◆ **WHAT YOU HAVE TO DO**
In the listing below, locate the line with "Emit a web page" and the line with "const corEixo = '#868686';", then output both and everything between them exactly, minus any pictures.

◆ **DATA LINES**
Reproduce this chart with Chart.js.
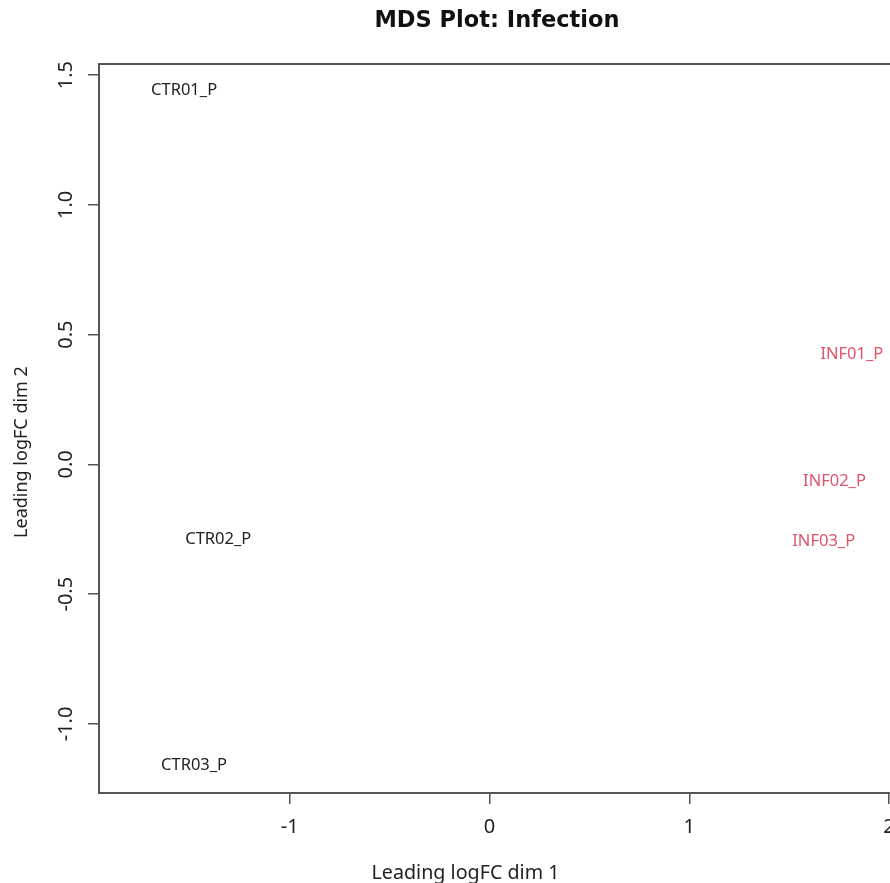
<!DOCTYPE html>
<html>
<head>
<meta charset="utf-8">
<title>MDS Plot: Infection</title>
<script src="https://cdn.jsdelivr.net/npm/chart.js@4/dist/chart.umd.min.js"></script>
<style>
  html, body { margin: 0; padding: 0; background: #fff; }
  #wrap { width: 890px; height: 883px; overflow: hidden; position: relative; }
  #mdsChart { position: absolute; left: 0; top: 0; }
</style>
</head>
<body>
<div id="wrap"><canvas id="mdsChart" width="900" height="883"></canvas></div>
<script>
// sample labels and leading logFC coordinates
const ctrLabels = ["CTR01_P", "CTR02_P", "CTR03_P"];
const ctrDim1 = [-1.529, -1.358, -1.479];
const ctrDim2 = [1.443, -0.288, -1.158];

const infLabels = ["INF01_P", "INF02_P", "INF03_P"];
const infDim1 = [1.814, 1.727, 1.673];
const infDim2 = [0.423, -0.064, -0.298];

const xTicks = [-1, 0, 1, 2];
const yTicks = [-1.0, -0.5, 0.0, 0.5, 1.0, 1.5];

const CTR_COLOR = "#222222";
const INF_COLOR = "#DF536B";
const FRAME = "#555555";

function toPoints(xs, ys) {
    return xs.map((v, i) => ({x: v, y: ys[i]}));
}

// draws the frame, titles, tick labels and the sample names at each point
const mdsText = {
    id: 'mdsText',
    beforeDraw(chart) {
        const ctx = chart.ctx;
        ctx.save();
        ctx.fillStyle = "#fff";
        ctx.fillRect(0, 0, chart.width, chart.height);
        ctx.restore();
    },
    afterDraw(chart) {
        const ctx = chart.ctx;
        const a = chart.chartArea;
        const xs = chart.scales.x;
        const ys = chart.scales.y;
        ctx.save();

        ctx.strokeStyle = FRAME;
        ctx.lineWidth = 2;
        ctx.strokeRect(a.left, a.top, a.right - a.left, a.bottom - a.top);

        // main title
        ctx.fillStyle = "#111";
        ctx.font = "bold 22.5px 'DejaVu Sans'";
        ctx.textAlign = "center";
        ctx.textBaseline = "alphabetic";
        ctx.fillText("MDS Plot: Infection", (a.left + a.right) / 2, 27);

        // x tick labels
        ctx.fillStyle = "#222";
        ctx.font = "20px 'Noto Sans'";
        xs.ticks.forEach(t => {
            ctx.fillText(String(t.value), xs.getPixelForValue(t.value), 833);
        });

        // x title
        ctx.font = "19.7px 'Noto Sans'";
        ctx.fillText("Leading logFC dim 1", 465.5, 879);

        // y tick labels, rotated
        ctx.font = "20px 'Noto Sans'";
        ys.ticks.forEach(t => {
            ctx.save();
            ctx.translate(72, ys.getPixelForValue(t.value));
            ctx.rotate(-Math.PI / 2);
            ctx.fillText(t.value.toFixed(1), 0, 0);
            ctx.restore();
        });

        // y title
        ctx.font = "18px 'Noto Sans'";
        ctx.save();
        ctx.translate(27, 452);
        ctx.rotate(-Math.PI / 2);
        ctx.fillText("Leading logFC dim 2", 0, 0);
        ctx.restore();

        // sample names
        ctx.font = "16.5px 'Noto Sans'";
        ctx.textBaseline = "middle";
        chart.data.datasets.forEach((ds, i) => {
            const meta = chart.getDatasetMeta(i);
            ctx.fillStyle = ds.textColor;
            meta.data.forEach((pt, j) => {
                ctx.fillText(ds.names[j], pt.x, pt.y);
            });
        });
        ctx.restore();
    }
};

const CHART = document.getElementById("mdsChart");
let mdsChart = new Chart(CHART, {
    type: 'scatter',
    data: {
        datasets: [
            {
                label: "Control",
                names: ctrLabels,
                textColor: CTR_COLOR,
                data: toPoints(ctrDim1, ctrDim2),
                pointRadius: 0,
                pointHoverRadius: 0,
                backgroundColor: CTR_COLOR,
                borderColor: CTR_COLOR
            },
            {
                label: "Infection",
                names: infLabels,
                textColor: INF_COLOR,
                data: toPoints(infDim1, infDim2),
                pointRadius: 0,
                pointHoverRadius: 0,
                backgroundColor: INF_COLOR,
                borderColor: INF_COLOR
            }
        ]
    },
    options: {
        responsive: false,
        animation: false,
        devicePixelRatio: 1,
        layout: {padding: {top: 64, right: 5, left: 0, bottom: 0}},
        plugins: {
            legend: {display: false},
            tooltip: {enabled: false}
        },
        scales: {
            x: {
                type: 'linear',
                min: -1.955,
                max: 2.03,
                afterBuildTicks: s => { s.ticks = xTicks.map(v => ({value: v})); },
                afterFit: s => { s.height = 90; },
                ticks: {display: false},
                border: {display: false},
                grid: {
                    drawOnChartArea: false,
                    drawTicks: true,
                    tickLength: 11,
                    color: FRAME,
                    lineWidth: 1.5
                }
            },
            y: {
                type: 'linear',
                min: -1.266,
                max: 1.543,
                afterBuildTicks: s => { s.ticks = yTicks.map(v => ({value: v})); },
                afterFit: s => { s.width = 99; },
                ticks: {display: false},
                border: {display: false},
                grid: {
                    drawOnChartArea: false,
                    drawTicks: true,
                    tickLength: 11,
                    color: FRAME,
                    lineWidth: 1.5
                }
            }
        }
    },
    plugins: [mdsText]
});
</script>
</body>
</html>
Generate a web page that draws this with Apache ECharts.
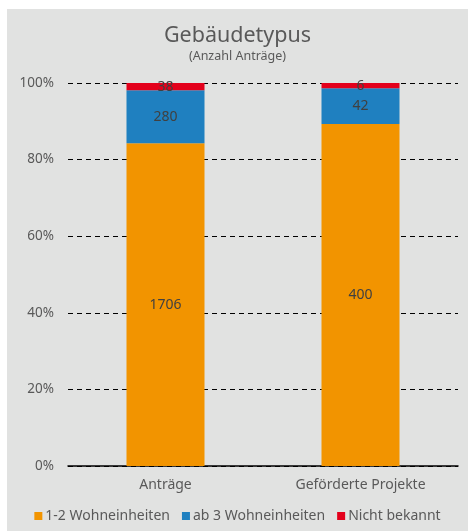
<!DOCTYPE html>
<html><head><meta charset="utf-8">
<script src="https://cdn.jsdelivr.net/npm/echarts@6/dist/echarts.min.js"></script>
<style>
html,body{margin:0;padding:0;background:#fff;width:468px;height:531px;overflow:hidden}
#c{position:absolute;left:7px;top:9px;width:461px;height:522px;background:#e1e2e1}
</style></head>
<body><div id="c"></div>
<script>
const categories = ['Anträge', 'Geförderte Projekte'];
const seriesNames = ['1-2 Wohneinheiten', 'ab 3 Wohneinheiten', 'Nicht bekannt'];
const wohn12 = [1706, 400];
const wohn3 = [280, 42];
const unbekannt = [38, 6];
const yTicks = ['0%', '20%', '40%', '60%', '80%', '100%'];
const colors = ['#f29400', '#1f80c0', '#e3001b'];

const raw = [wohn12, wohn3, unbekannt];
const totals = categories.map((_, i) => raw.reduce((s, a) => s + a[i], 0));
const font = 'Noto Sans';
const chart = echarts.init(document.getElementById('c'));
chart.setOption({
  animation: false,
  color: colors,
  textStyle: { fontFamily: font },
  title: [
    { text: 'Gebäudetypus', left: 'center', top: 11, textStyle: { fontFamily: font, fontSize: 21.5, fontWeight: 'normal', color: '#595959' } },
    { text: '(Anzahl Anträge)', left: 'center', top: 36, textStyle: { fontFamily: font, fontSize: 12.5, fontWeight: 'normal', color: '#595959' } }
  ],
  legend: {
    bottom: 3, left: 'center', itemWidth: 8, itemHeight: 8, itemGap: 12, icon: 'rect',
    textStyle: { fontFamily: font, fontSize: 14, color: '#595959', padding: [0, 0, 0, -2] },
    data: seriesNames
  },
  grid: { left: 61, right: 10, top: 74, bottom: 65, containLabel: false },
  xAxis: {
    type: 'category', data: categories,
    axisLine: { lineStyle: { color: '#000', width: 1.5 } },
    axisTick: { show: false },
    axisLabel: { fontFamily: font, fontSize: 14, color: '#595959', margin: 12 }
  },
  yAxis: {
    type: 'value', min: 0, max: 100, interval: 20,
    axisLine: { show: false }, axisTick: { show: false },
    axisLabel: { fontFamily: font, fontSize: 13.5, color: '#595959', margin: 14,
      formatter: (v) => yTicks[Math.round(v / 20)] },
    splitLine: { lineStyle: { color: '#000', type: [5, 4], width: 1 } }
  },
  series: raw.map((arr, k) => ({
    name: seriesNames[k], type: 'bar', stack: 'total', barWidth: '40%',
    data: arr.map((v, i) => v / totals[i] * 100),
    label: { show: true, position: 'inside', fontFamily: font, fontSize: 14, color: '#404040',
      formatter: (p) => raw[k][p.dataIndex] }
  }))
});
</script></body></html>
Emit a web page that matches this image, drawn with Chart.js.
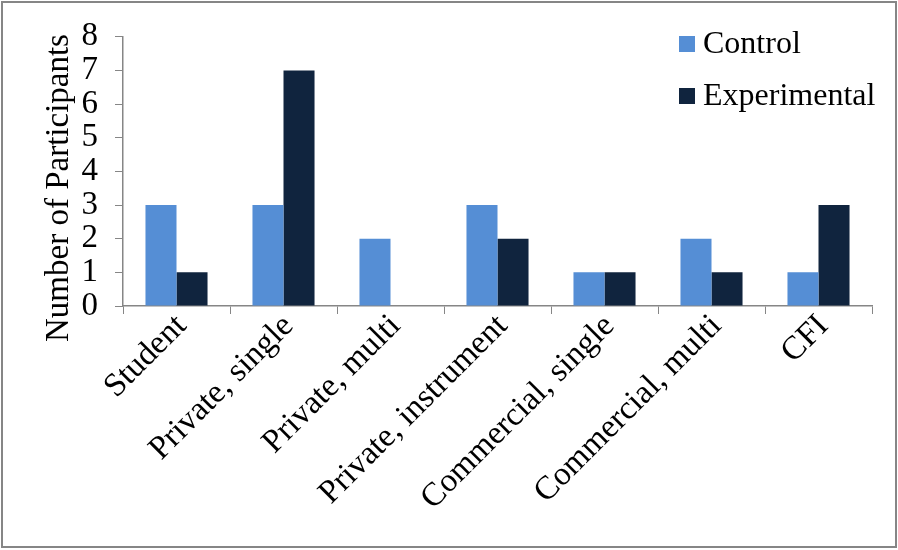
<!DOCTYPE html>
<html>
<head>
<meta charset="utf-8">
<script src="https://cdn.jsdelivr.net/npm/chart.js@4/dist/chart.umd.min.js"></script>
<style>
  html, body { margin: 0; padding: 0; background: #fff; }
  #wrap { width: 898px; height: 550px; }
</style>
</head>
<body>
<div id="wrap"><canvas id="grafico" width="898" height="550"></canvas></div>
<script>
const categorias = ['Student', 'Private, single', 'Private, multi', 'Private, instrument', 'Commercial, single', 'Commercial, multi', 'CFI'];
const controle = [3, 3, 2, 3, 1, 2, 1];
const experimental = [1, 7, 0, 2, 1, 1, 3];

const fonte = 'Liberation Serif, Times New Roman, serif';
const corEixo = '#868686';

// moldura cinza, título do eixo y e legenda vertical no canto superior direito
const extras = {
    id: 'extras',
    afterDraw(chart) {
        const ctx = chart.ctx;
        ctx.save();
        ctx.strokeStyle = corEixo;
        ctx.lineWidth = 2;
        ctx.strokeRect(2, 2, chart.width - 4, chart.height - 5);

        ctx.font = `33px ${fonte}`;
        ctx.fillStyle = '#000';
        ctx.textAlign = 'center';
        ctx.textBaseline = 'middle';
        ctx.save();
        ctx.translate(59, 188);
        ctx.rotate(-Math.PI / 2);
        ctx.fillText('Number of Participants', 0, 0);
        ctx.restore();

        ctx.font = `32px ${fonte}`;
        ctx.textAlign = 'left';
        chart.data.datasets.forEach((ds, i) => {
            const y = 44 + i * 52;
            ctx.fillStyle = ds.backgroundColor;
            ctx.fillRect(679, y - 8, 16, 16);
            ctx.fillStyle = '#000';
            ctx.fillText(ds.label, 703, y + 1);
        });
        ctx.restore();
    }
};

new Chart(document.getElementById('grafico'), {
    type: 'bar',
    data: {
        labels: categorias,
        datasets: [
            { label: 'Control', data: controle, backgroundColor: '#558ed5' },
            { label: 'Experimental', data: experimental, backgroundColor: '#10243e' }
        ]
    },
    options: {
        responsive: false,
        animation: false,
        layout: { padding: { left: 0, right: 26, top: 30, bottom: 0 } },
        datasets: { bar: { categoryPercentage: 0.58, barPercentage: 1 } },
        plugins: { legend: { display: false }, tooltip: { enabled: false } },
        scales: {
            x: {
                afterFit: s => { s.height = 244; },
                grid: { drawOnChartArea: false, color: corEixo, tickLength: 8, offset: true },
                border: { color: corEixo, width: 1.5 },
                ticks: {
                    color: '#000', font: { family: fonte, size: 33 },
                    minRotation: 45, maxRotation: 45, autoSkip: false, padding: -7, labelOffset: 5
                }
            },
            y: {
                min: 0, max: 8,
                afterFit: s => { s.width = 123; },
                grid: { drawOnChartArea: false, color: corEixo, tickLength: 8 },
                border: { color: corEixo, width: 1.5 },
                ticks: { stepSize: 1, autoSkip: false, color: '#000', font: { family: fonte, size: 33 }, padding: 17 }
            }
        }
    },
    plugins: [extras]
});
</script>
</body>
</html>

◆ **FINISHED ANSWER**
Emit a web page that matches this image, drawn with Chart.js.
<!DOCTYPE html>
<html>
<head>
<meta charset="utf-8">
<script src="https://cdn.jsdelivr.net/npm/chart.js@4/dist/chart.umd.min.js"></script>
<style>
  html, body { margin: 0; padding: 0; background: #fff; }
  #wrap { width: 898px; height: 550px; }
</style>
</head>
<body>
<div id="wrap"><canvas id="grafico" width="898" height="550"></canvas></div>
<script>
const categorias = ['Student', 'Private, single', 'Private, multi', 'Private, instrument', 'Commercial, single', 'Commercial, multi', 'CFI'];
const controle = [3, 3, 2, 3, 1, 2, 1];
const experimental = [1, 7, 0, 2, 1, 1, 3];

const fonte = 'Liberation Serif, Times New Roman, serif';
const corEixo = '#868686';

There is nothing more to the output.